Source data:
--
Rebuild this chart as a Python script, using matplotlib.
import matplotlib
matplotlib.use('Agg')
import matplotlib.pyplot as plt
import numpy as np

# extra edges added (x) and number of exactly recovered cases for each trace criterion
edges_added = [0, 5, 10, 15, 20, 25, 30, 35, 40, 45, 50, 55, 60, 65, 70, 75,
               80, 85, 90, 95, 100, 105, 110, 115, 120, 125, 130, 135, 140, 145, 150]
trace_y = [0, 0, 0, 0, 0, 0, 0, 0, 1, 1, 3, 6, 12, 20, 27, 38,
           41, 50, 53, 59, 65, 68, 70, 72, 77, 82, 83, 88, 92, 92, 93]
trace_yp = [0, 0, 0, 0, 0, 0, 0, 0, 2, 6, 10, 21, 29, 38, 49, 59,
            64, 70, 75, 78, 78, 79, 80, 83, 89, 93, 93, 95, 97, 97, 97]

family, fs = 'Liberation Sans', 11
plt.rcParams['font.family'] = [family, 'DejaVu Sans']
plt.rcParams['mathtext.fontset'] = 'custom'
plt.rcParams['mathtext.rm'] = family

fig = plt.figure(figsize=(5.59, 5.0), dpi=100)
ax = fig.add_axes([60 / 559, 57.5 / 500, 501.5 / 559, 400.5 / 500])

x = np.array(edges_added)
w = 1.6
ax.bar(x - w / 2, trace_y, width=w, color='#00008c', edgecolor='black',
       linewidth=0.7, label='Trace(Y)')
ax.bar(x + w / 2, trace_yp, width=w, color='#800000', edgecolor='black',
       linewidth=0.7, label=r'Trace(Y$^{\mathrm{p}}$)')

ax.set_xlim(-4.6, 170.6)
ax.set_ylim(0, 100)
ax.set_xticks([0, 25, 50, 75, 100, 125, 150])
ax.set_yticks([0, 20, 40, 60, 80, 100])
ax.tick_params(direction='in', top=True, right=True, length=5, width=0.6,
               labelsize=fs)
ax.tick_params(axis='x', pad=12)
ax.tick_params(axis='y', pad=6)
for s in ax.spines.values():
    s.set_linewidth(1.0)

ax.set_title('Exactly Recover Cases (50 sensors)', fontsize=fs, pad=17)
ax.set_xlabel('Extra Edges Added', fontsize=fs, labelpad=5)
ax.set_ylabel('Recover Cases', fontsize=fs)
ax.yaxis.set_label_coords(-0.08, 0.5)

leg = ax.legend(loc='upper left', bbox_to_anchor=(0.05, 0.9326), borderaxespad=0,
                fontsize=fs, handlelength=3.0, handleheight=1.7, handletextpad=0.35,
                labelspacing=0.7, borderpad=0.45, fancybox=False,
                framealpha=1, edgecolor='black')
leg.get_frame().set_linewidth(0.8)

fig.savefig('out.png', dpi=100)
--
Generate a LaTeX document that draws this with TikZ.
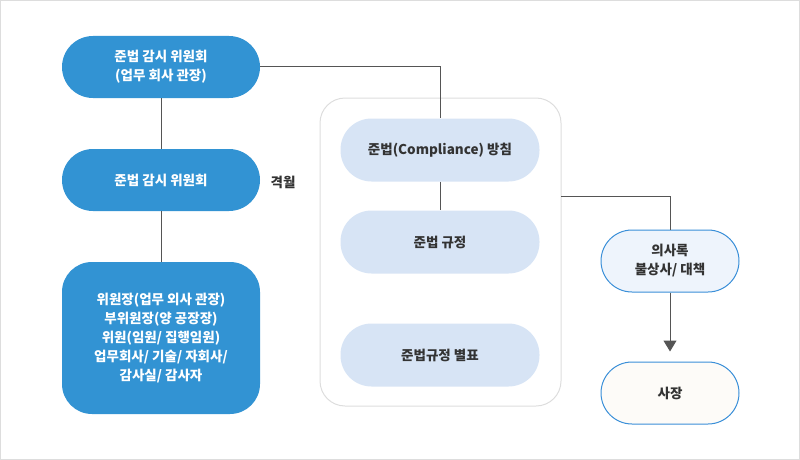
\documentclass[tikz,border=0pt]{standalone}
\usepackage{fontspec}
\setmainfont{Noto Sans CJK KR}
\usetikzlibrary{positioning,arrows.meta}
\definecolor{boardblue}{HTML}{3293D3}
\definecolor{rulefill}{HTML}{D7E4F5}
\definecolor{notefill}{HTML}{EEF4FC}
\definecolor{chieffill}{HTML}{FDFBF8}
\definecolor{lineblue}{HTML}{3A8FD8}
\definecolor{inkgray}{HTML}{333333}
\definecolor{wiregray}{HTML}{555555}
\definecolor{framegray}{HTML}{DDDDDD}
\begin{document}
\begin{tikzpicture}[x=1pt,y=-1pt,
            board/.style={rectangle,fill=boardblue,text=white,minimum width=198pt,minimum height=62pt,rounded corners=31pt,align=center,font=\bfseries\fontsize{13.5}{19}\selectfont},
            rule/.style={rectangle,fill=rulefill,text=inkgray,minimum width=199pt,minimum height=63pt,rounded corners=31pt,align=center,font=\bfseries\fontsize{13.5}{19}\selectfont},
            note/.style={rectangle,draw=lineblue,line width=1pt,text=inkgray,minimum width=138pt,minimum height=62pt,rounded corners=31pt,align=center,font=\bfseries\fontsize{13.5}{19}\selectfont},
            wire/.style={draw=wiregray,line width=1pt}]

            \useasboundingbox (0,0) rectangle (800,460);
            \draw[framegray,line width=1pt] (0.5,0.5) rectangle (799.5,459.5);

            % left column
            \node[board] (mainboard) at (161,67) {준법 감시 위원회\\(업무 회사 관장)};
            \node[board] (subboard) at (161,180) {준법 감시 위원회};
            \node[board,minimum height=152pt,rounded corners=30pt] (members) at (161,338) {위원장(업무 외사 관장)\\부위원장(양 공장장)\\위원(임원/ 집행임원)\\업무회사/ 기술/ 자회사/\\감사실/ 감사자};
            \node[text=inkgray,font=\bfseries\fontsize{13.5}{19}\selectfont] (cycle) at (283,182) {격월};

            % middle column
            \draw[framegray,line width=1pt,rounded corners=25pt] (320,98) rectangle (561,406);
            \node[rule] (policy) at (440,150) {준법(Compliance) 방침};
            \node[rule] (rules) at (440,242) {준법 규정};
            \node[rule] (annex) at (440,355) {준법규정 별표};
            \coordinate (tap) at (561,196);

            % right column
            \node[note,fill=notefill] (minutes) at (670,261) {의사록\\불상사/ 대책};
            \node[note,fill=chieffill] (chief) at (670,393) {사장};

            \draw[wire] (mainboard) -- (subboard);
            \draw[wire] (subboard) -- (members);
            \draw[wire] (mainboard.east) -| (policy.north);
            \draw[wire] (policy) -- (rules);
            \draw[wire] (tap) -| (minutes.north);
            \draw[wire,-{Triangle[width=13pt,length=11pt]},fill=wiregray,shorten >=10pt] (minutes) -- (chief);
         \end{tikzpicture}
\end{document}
--
Given task: From the listing above, restate verbatim the lines running from the one with "Generate a LaTeX" through the one with "(cycle) at (283,182)", inclusive, but not the pictures.

Full response:
Generate a LaTeX document that draws this with TikZ.
\documentclass[tikz,border=0pt]{standalone}
\usepackage{fontspec}
\setmainfont{Noto Sans CJK KR}
\usetikzlibrary{positioning,arrows.meta}
\definecolor{boardblue}{HTML}{3293D3}
\definecolor{rulefill}{HTML}{D7E4F5}
\definecolor{notefill}{HTML}{EEF4FC}
\definecolor{chieffill}{HTML}{FDFBF8}
\definecolor{lineblue}{HTML}{3A8FD8}
\definecolor{inkgray}{HTML}{333333}
\definecolor{wiregray}{HTML}{555555}
\definecolor{framegray}{HTML}{DDDDDD}
\begin{document}
\begin{tikzpicture}[x=1pt,y=-1pt,
            board/.style={rectangle,fill=boardblue,text=white,minimum width=198pt,minimum height=62pt,rounded corners=31pt,align=center,font=\bfseries\fontsize{13.5}{19}\selectfont},
            rule/.style={rectangle,fill=rulefill,text=inkgray,minimum width=199pt,minimum height=63pt,rounded corners=31pt,align=center,font=\bfseries\fontsize{13.5}{19}\selectfont},
            note/.style={rectangle,draw=lineblue,line width=1pt,text=inkgray,minimum width=138pt,minimum height=62pt,rounded corners=31pt,align=center,font=\bfseries\fontsize{13.5}{19}\selectfont},
            wire/.style={draw=wiregray,line width=1pt}]

            \useasboundingbox (0,0) rectangle (800,460);
            \draw[framegray,line width=1pt] (0.5,0.5) rectangle (799.5,459.5);

            % left column
            \node[board] (mainboard) at (161,67) {준법 감시 위원회\\(업무 회사 관장)};
            \node[board] (subboard) at (161,180) {준법 감시 위원회};
            \node[board,minimum height=152pt,rounded corners=30pt] (members) at (161,338) {위원장(업무 외사 관장)\\부위원장(양 공장장)\\위원(임원/ 집행임원)\\업무회사/ 기술/ 자회사/\\감사실/ 감사자};
            \node[text=inkgray,font=\bfseries\fontsize{13.5}{19}\selectfont] (cycle) at (283,182) {격월};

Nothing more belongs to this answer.